ただ、それはあまりにも大国による抑圧が厳しかったから、です。日本も奈良時代まではそんな緊張感の中にありました。ですから、中国に対して警戒するあまり、令和という元号にしたのでしょうが、そのルーツは中国にあった・・・・・となると、日本はもう少し歴史に学び、壁を作るのではなく仲良くしつつ境界線を引くというほうがいいのではないだろうかと思います。

スークは師匠がドヴォルザークです。それはチェコ国粋主義とは距離を取るということを示しています。
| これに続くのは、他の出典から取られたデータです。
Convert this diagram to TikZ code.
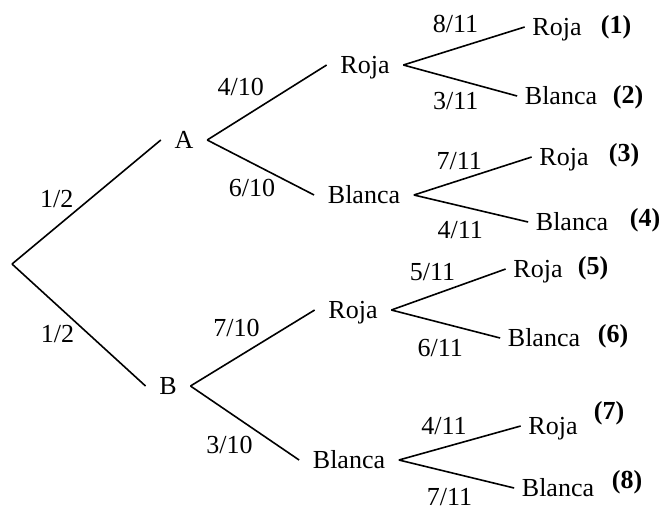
\documentclass[tikz,border=0pt]{standalone}
\usepackage{fontspec}
\setmainfont{Liberation Serif}
\usetikzlibrary{positioning}
\tikzset{
every node/.style={font=\fontsize{13pt}{15pt}\selectfont}, % Times-like text everywhere
branch/.style={inner xsep=6.5pt, inner ysep=1pt, text height=8.5pt, text depth=0.5pt}, % middle outcomes
leaf/.style={inner xsep=3.5pt, inner ysep=1pt, text height=8.5pt, text depth=0.5pt}, % final outcomes
prob/.style={inner sep=1pt}, % probability written on a branch
tag/.style={inner sep=1pt, font=\fontsize{13pt}{15pt}\selectfont\bfseries}, % number of the case
}

\begin{document}
\begin{tikzpicture}[x=0.5pt,y=-0.5pt,line width=0.8pt]
   \useasboundingbox (0,0) rectangle (662,509);
   \coordinate (root) at (12,264);
   \node[branch] (A)  at (184,140) {A};
   \node[branch] (B)  at (168,386) {B};
   \node[branch] (AR) at (365,65)  {Roja};
   \node[branch] (AB) at (364,195) {Blanca};
   \node[branch] (BR) at (353,310) {Roja};
   \node[branch] (BB) at (349,460) {Blanca};
   \node[leaf] (ARR) at (557,27)  {Roja};
   \node[leaf] (ARB) at (561,96)  {Blanca};
   \node[leaf] (ABR) at (564,157) {Roja};
   \node[leaf] (ABB) at (572,222) {Blanca};
   \node[leaf] (BRR) at (538,269) {Roja};
   \node[leaf] (BRB) at (544,338) {Blanca};
   \node[leaf] (BBR) at (553,426) {Roja};
   \node[leaf] (BBB) at (558,488) {Blanca};
   \node[tag] (t_1) at (616,27)  {(1)};
   \node[tag] (t_2) at (628,97)  {(2)};
   \node[tag] (t_3) at (624,155) {(3)};
   \node[tag] (t_4) at (645,220) {(4)};
   \node[tag] (t_5) at (593,268) {(5)};
   \node[tag] (t_6) at (613,336) {(6)};
   \node[tag] (t_7) at (609,413) {(7)};
   \node[tag] (t_8) at (627,482) {(8)};
    \path
    (root) edge node[prob,pos=0.30,above=8pt] {1/2} (A.west)
    (root) edge node[prob,pos=0.34,below=8.5pt] {1/2} (B.west)
    (A.east) edge node[prob,pos=0.28,above=10pt] {4/10} (AR.west)
    (A.east) edge node[prob,pos=0.42,below=6.5pt] {6/10} (AB.west)
    (B.east) edge node[prob,pos=0.37,above=9pt] {7/10} (BR.west)
    (B.east) edge node[prob,pos=0.36,below=10.5pt] {3/10} (BB.west)
    (AR.east) edge node[prob,pos=0.43,above=6.5pt] {8/11} (ARR.west)
    (AR.east) edge node[prob,pos=0.46,below=5pt] {3/11} (ARB.west)
    (AB.east) edge node[prob,pos=0.385,above=3.7pt] {7/11} (ABR.west)
    (AB.east) edge node[prob,pos=0.405,below=6.5pt] {4/11} (ABB.west)
    (BR.east) edge node[prob,pos=0.36,above=5.7pt] {5/11} (BRR.west)
    (BR.east) edge node[prob,pos=0.45,below=6.7pt] {6/11} (BRB.west)
    (BB.east) edge node[prob,pos=0.37,above=4.7pt] {4/11} (BBR.west)
    (BB.east) edge node[prob,pos=0.44,below=6.6pt] {7/11} (BBB.west);
\end{tikzpicture}
\end{document}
ヨーロッパと仲良くしつつ、自国の文化を尊重していくというスタンスです。ようやくスメタナの「わが祖国」が我が国でも全曲演奏されるようになったことは喜ばしいですが、その一方でもっとドヴォルザークやこのスークと言った作曲家の作品が聴かれるべきだと思います。そうじゃないとこの国は確実におかしな方向へと走って行くでしょう。

演奏するは、ペシェク指揮チェコ・フィルです。こういった「祖国讃歌もの」はまさにチェコ・フィルの真骨頂だなあと思います。芳醇なサウンドの中にある緊張感。しかし過度に酔うこともなく歌うカンタービレ。非常にバランスが取れていてかつ生命力に飛んでいるなあと思います。それはチェコという国がたどってきた「傷つき体験の歴史」が為せる業なんだろうなあと思います。

果たして、我が国は中国によって傷つき体験をしたのでしょうか?それを考えさせられる演奏でもあるのです。中国ではないはず、ですよね?けれども・・・・・もし本当に中国なのだとすれば、その傷を癒やすことこそ、最優先なのではないかと思うのですが・・・・・




聴いている音源
ヨセフ・スーク作曲
交響詩プラハ」作品26
組曲「お伽話」作品16
ペトル・シュクヴォル(ヴァイオリン)
リボル・ペシェク指揮
チェコ・フィルハーモニー管弦楽団

地震および津波、水害により被害にあわれた方へお見舞い申し上げますとともに、亡くなられた方のご冥福と復興をお祈りいたします。同時に救助及び原発の被害を食い止めようと必死になられているすべての方に、感謝申し上げます。